同じ構図は東アジアでも当てはまる。日本は防衛費を増額して米国から敵基地攻撃能力のあるトマホークなどミサイルを購入する予定だ。米国の軍需産業を潤わせ、東アジアの軍事的緊張を高めるだけだろう。憲法の専守防衛を逸脱するという違憲性の問題だけではなく、安全保障政策としても逆効果だ。
大事なのはミサイルを撃たせない、軍事的緊張を高めない外交努力である。防衛費を大幅増額すれば日本を守ることができるという発想自体が間違っている。大切なことは東アジアの軍事的緊張を高めないことだ。最初にこの点は指摘しておきたい。
上記の鮫島さんの問題意識のとおり今回の安保関連3文書に示されているような方向性が、国民の生命や暮らしを守ることに直結していくのかどうか、根本的な議論が決定的に不足しているものと思っています。そもそも反撃能力を保有し、43兆円を費やせば実効ある抑止力を担保できるのかどうかも疑問です。
もちろん中国や北朝鮮こそが軍拡の動きを自制すべきであることは理解しています。しかしながら「安全保障のジレンマ」という言葉があるとおり疑心暗鬼につながる軍拡競争は、かえって戦争のリスクを高めかねません。いずれにしても脅威とは「能力」と「意思」の掛け算で決まると言われています。
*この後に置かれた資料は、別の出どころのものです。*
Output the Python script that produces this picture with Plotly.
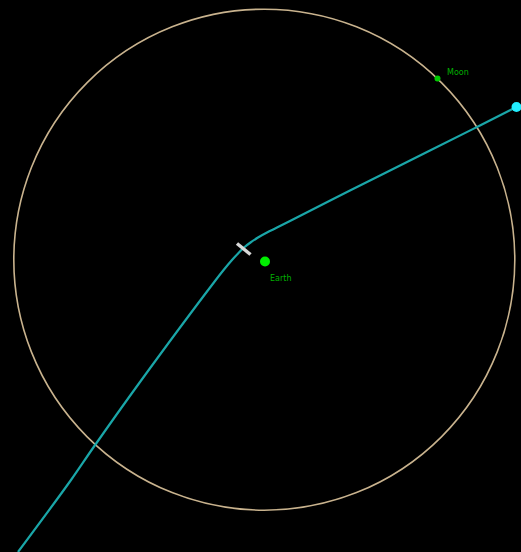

『鈴木宗男氏 ロシア配慮発言を繰り返す理由を明かす「戦争は双方に言い分がある」』という記事にも目を留めていました。前々回記事「『ウクライナにいたら戦争が始まった』から思うこと」の中で記していますが、ロシアの軍事進攻前であれば、戦争は絶対回避するという目的を最優先事項とし、そのような主張に賛意を示せます。
だからこそ戦争に至る前の段階で「双方の言い分」に耳を貸していく外交努力をはじめ、国連という枠組みの中での英知が結実していくことを心から願っています。日本列島を「標的の島」としないためにはミサイル基地を叩く力よりも、ミサイルを発射する「意思」を取り除く関係性の構築こそ実効ある安全保障政策の道筋だと考えています。